The author of a work may use a license to permit other people to use the work in specific ways, subject to author-defined license-specific rules. Allowing other people to use the work via a license in no way lessens the author's copyright -- on the contrary, the author's copyright is what makes the license possible and necessary.
It is important to note that any recipient of a GPL-licensed work can distribute and modify it. Thus, even if the author stops distributing a GPL-licensed work, the author cannot rescind the rights previously granted to existing recipients. (This claim is somewhat debated for GPLv2, and may vary by jurisdiction, but is made explicit in GPLv3.) Inthat sense, releasing a work under the GPL means abandoning the ability to restrict its distribution, but this is tremendously different from abandoning ownership.
- What constitutes ownership? Is it the copyright?

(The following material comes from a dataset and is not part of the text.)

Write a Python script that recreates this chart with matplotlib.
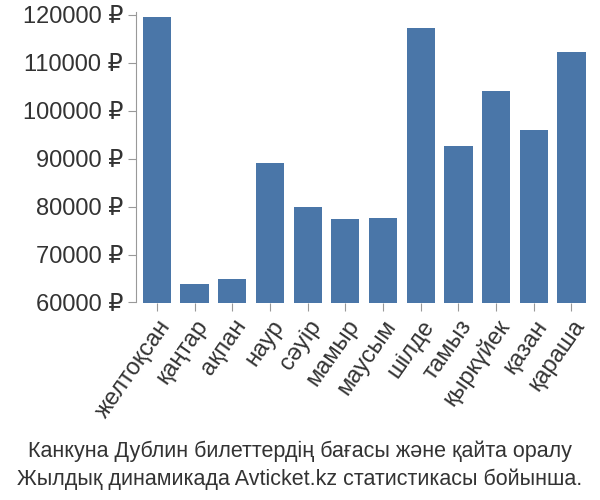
import matplotlib
matplotlib.use("Agg")
import matplotlib.pyplot as plt

months = ["желтоқсан","қаңтар","ақпан","наур","сәуір","мамыр","маусым","шілде","тамыз","қыркүйек","қазан","қараша"]
prices = [119500,63900,65000,89100,80000,77400,77600,117200,92700,104100,96000,112200]
yticks = [60000,70000,80000,90000,100000,110000,120000]

plt.rcParams['font.family'] = ['Liberation Sans','DejaVu Sans']
fig = plt.figure(figsize=(6,5), dpi=100)
ax = fig.add_axes([0.227, 0.395, 0.76, 0.58])
ax.bar(range(len(months)), prices, width=0.75, color="#4a76a8")
ax.set_ylim(60000, 120500)
ax.set_xlim(-0.55, len(months)-0.45)
ax.set_yticks(yticks)
ax.set_yticklabels([f"{v} ₽" for v in yticks], fontsize=17, color="#333333")
ax.set_xticks(range(len(months)))
ax.set_xticklabels(months, rotation=55, ha="right", rotation_mode="anchor", fontsize=17, color="#333333")
for s in ["top","right","bottom"]:
    ax.spines[s].set_visible(False)
ax.spines["left"].set_color("#999999")
ax.tick_params(axis="both", length=6, color="#999999")
fig.text(0.5, 0.085, "Канкуна Дублин билеттердің бағасы және қайта оралу", ha="center", fontsize=15.5, color="#333333")
fig.text(0.5, 0.03, "Жылдық динамикада Avticket.kz статистикасы бойынша.", ha="center", fontsize=15.5, color="#333333")
fig.savefig("out.png", dpi=100)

Yes, copyright is a kind of "ownership," in the metaphorical mapping of intellectual property rights onto physical property rights. That is, the copyright holder of a work has certain exclusive rights to a work. Those rights can be granted in limited ways (or unlimited ways, if you're feeling generous) to other people, but ultimately the grant of those rights comes from the legal reality that those rights fundamentally belong to the copyright holder, to be licensed as the copyright holder pleases.
- The owner is not bound by the GPL, e.g. he could change or improve the code without having to share the changes back to the community?
Absolutely. The copyright holder is not beholden to the rules of the holder's own license grant. The copyright holder's rights stem from copyright law, not from a license grant. The copyright holder can legally prepare a derivative work based on copyright rights. Other people can prepare derivative works of someone else's work only insofar as the right to do so is licensed to them. In the case of the GPL, that means that others' derivative works must be GPL-licensed. the copyright holder need not follow this rule.
- What about community contributions? Whom do they belong to? If not clearly defined, what options do exist?
Technically speaking, a contribution in isolation (e.g., in a diff
format, showing what characters to add or remove) is not a derivative work and its creator holds the copyright to the contribution. However, a complete modified project that incorporates that change is a derivative work. In order to distribute that modified work (assuming a GPL-licensed base project), the distributor must follow the rules of the GPL; i.e., the changes must be licensed under the GPL as well.